Dr. David McEntire, professor in UNT’s emergency administration and planning program, can be reached at 940-565-2996 or firstname.lastname@example.org. McEntire’s research and field of expertise includes emergency management theory, disaster vulnerability reduction, disaster response coordination, terrorism and homeland security, community disaster preparedness, international disasters and sustainability.
Eliot Jennings, lecturer in UNT's emergency administration and planning program and director of the program’s Emergency Operations Center Lab, can be reached at cell: 940-395-7167 or email@example.com. Before he came to UNT, Jennings was the operations and planning coordinator for Galveston County's Office of Emergency Management for four years. He also served as the emergency management coordinator for the City of Galveston and later for Galveston County. Jennings was involved in preparing for and responding to five federal disaster declarations during his time in Galveston. He teaches introductory emergency management classes as well as response and recovery courses.
Diane DeSimone, a senior lecturer in UNT’s Department of Engineering Technology is available for interviews on building processes and methods used to make homes and businesses more resistant to severe weather. DeSimone can be reached on her cell phone at 972-965-5351 or by email at Diane.DeSimone@unt.edu.
Dr. Wendy Middlemiss, associate professor of educational psychology at the University of North Texas’ College of Education, is available to discuss how to talk to your children about the tornado that has damaged an Oklahoma elementary school. She can be reached at cell: 724-977-3067 or firstname.lastname@example.org.
Middlemiss provides the following tips about talking to your children about tornadoes:
- Guide children away from news reports and discussions of the disaster and distressing images. Exposure to these images can be as distressing as witnessing them in person, and for young children, it is hard to process and understand these events. It is hard even for adolescents and adults.

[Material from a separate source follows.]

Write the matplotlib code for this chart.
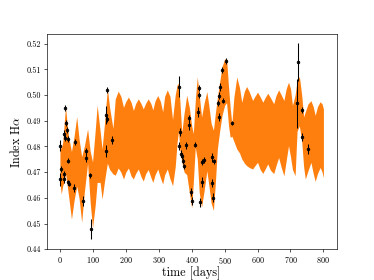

- Assure children of their safety. Even though the destruction is evident and the sounds and fury of the storm very real, help the children understand they are safe now. Help them know that you are there and will take care of them. Help them understand that you will take steps, little steps, to get things sorted out. It will take time, but they are safe. Assure them that you are with them, and will be with them and that you will do everything to keep them safe. Point to normal activities and their safety.
- For all children, discuss the disaster and related issues in a way that fits their age and understanding. With younger children, keep them away from continued newscasts, assure them they are safe and you are there. For children just a bit older, but not yet teens, be very specific about what happened, what it means, what you can do to fix it — and that they are safe. Also keep children this age away from continued TV reports. For teenagers, discuss storms and how they happen and how destruction can be so sudden and random. Assure them they are safe, but let them talk about what it all means to them, to the community. Help them sort out different ideas and connections to the destruction and their lives. For all children, continue to discuss the general safety of everyday routines; help them process the events that occurred, the tragedies related to these events and the fear that can result. Assure all children, old or young, that being scared is a very real and normal response to such an event. Be there.
- Ask questions and give clear, simple, but real answers. All children will have some exposure to the events. Ask children what they think; give them time to ask questions. Do so now as things are unfolding, but also remember to ask later as time goes by. Ask children all ages how they feel and what they think. Ask and then listen.
- Watch your children, no matter their age. Be sensitive to any changes. With changes, be sure to ask questions. Let children and adolescents know that whatever they are feeling is OK. Help them understand and work through how they feel -- whether frightened, angry, confused or scared. Try to address their most pressing need or concern — even if it seems simple.